Der Landrat und der Bürgermeister-Sprecher sind zufrieden: Der seit 1. August bundesweit geltende Rechtsanspruch auf einen Kinderkrippen- oder Tagespflegeplatz sei im Landkreis Bad Tölz-Wolfratshausen erfüllt, sagten Josef Niedermaier und Michael Bromberger am Freitag in einer Pressekonferenz im Landratsamt. Die Versorgungsquote liege bei 41 Prozent, also über der vom Bund angestrebten Zahl von 39 Prozent. 2038 Kinder zwischen einem und drei Jahren lebten derzeit im Landkreis. Nach aktuellem Stand gibt es von Herbst an 730 Krippen- und 106 Tagespflegeplätze.

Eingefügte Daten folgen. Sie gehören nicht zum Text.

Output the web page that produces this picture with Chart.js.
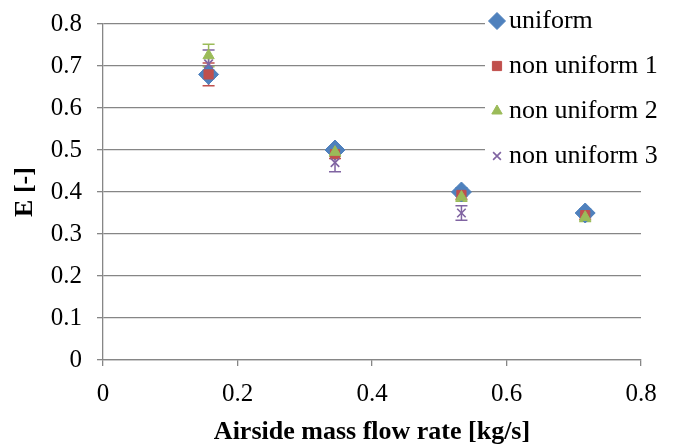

Der reale Bedarf an Betreuung von Kleinkindern aber sei sehr unterschiedlich, sagt Bromberger: "Gaißach langen zwanzig Prozent, Geretsried achtzig Prozent."

Geretsried ist nach Auskunft des Sprechers aller 21 Bürgermeister im Landkreis die einzige Kommune, die "ein Problem kriegen könnte". Bürgermeisterin Cornelia Irmer habe schon die Nachbar-Gemeinden um Hilfe gebeten, und ihr Königsdorfer Amtskollege Anton Demmel habe drei bis vier freie Plätze angeboten. Dagegen zeigte sich Bromberger überzeugt: "Die Landgemeinden sind alle abgedeckt." Ralf Enderle, Mitarbeiter des Jugend- und Familienamts, bestätigte dies insofern, als es bisher "keine Notfall-Anfragen" gegeben habe.

Der Landrat betonte, dass der Landkreis von Anfang an darauf gesetzt habe, den Betreuungsbedarf nicht nur durch Krippen zu decken, sondern zu einem nicht unerheblichen Anteil durch Tagespflege (meist Tagesmütter, es gibt aber auch zwei ausgebildete Tagesväter). Niedermaier befürwortet dies auch aus praktischen Erwägungen: "Eine Krippe kann nie die Individualität bieten, die die Arbeitswelt heute verlangt", sagte er. Die Öffnungszeiten von Krippen lägen in etwa bei 7.30 bis 16 Uhr. Tagesmütter seien flexibler. Daher lässt der Gesetzgeber es neuerdings auch zu, dass Tagesmütter die Randzeiten in Krippen abdecken, und zwar als Angestellte.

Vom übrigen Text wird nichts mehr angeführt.